> [Problem]: In the listing below, find the line containing "Write a LaTeX" and the line containing "(0,0) rectangle (1281,1493);". Repeat exactly those two lines and every line between them, nothing more.

(Code that draws figures)
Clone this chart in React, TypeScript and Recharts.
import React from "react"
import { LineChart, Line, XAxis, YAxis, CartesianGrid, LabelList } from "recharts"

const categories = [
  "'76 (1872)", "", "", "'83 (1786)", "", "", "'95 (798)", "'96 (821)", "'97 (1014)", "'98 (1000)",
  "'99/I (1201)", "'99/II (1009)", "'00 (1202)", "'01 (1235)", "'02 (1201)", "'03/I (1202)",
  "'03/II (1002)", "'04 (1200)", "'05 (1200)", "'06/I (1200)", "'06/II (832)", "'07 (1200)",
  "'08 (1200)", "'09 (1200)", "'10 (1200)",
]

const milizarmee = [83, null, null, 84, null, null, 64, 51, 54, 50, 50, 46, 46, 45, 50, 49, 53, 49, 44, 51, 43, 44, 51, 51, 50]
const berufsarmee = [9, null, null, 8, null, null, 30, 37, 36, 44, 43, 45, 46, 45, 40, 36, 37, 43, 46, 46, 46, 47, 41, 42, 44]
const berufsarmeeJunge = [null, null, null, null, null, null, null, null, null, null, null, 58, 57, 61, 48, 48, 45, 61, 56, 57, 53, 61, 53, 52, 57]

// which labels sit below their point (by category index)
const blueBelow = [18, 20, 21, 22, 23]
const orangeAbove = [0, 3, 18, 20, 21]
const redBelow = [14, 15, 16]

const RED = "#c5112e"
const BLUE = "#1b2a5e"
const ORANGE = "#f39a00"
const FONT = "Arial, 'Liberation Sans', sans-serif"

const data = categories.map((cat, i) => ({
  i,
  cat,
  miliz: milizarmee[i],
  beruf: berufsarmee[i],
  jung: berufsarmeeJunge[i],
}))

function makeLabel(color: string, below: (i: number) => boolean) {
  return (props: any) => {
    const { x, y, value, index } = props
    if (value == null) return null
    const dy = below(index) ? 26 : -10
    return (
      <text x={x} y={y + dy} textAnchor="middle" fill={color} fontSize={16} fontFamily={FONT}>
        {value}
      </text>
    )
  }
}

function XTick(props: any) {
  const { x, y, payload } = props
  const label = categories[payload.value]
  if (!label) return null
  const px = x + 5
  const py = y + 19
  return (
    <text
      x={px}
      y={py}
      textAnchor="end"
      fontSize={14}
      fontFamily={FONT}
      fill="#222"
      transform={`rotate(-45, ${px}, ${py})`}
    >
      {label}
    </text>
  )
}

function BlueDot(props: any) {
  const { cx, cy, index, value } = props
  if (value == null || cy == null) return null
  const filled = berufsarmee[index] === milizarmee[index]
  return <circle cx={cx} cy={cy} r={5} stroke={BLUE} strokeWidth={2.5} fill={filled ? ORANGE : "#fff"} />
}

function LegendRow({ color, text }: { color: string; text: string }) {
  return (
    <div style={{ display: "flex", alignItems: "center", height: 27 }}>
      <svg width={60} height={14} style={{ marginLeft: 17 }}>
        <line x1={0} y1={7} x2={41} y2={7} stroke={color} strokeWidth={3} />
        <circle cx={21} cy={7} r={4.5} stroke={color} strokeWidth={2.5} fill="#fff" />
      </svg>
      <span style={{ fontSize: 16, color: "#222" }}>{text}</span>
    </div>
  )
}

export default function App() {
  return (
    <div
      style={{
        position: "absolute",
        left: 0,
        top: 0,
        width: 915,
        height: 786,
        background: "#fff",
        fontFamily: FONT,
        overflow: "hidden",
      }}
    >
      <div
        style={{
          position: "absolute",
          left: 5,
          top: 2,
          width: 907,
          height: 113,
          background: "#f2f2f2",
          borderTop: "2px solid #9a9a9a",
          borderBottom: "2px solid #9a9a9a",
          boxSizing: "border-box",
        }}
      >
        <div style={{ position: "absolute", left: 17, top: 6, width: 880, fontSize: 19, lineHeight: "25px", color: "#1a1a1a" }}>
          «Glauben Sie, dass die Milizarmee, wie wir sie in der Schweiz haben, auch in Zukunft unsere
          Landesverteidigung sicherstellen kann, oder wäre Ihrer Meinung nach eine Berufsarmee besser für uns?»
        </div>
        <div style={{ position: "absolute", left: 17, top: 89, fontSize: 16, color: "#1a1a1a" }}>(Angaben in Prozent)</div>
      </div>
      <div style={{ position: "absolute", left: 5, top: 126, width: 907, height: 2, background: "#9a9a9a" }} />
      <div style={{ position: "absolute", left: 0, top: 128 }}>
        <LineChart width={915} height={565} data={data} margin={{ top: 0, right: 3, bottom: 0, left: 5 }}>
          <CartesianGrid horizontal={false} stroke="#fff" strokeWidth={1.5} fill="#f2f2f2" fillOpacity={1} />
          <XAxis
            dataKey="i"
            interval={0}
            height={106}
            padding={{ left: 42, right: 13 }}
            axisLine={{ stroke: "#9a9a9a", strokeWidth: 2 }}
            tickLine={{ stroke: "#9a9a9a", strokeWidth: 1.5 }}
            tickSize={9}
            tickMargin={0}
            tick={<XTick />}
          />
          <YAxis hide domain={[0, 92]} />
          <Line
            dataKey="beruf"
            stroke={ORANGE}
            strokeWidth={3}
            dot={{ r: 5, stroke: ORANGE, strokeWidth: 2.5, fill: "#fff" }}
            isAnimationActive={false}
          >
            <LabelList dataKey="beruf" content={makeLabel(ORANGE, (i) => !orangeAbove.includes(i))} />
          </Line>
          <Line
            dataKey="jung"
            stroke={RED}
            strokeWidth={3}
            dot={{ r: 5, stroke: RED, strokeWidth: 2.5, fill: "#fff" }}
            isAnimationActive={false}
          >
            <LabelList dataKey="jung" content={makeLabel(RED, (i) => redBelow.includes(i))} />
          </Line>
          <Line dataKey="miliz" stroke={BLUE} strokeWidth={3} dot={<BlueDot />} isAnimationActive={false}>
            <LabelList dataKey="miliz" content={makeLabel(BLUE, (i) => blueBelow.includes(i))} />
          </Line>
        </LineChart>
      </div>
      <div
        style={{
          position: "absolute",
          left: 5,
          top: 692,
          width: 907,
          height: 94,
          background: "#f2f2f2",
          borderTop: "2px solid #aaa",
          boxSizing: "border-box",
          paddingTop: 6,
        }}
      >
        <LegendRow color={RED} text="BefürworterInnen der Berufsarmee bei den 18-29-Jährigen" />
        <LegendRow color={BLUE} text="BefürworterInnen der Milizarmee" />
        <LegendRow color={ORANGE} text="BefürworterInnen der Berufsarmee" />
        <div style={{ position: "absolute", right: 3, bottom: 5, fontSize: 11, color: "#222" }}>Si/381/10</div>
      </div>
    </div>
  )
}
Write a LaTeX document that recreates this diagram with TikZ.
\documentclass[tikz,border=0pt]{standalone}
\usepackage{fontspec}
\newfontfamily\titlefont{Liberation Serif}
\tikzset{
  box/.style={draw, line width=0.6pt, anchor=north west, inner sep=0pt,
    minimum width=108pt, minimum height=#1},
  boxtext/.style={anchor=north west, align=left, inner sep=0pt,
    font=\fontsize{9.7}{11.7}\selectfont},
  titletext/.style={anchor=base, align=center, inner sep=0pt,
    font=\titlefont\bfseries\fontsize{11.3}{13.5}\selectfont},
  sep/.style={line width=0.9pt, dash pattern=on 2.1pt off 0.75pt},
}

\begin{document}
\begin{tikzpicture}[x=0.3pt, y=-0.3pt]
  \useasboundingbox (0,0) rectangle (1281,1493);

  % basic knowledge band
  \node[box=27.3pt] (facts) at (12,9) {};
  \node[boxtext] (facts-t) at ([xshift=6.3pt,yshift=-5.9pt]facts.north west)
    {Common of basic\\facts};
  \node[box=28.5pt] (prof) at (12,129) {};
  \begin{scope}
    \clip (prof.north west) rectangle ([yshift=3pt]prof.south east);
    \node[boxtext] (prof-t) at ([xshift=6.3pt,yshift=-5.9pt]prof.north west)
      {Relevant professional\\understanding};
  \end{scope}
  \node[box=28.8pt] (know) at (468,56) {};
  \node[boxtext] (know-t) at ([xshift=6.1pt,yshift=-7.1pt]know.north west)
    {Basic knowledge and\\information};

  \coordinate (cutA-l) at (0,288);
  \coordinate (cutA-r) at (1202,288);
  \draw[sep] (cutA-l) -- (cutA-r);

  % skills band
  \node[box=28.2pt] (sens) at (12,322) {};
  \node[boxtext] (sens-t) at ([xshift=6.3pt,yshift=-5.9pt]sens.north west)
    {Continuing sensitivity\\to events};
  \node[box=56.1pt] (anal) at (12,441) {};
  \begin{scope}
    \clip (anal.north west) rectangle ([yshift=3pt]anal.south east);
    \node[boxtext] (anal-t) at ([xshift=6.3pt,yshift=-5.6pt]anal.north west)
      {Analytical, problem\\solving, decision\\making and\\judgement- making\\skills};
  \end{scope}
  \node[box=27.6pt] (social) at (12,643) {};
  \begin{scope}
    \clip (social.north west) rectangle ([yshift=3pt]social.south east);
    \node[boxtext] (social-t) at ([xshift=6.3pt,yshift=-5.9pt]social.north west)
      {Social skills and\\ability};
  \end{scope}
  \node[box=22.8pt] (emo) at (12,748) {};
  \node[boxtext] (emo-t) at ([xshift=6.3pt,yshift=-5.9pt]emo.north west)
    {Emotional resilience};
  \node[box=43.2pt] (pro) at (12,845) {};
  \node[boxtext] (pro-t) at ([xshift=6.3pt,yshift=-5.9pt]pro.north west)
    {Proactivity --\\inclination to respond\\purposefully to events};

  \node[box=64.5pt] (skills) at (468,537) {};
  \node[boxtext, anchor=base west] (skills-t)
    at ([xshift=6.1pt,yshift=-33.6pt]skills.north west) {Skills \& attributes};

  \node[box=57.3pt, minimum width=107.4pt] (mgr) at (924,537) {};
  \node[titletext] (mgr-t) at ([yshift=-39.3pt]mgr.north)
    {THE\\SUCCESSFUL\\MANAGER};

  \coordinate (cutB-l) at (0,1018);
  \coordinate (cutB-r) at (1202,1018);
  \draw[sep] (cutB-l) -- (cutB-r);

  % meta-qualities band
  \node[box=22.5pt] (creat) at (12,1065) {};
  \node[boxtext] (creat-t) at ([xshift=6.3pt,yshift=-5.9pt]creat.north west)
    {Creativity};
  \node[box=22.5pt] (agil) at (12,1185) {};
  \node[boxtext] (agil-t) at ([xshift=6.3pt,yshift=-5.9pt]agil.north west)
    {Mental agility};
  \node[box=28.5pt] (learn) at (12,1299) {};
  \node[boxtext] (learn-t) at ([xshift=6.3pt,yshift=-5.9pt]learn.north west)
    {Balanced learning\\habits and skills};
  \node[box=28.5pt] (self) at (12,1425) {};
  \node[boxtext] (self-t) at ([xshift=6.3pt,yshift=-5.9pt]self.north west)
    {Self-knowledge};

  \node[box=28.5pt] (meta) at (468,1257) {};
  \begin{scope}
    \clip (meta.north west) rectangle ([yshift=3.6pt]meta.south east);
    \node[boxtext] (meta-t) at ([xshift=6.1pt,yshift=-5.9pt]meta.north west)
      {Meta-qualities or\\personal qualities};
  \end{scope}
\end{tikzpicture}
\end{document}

> [Answer to the problem]:
Write a LaTeX document that recreates this diagram with TikZ.
\documentclass[tikz,border=0pt]{standalone}
\usepackage{fontspec}
\newfontfamily\titlefont{Liberation Serif}
\tikzset{
  box/.style={draw, line width=0.6pt, anchor=north west, inner sep=0pt,
    minimum width=108pt, minimum height=#1},
  boxtext/.style={anchor=north west, align=left, inner sep=0pt,
    font=\fontsize{9.7}{11.7}\selectfont},
  titletext/.style={anchor=base, align=center, inner sep=0pt,
    font=\titlefont\bfseries\fontsize{11.3}{13.5}\selectfont},
  sep/.style={line width=0.9pt, dash pattern=on 2.1pt off 0.75pt},
}

\begin{document}
\begin{tikzpicture}[x=0.3pt, y=-0.3pt]
  \useasboundingbox (0,0) rectangle (1281,1493);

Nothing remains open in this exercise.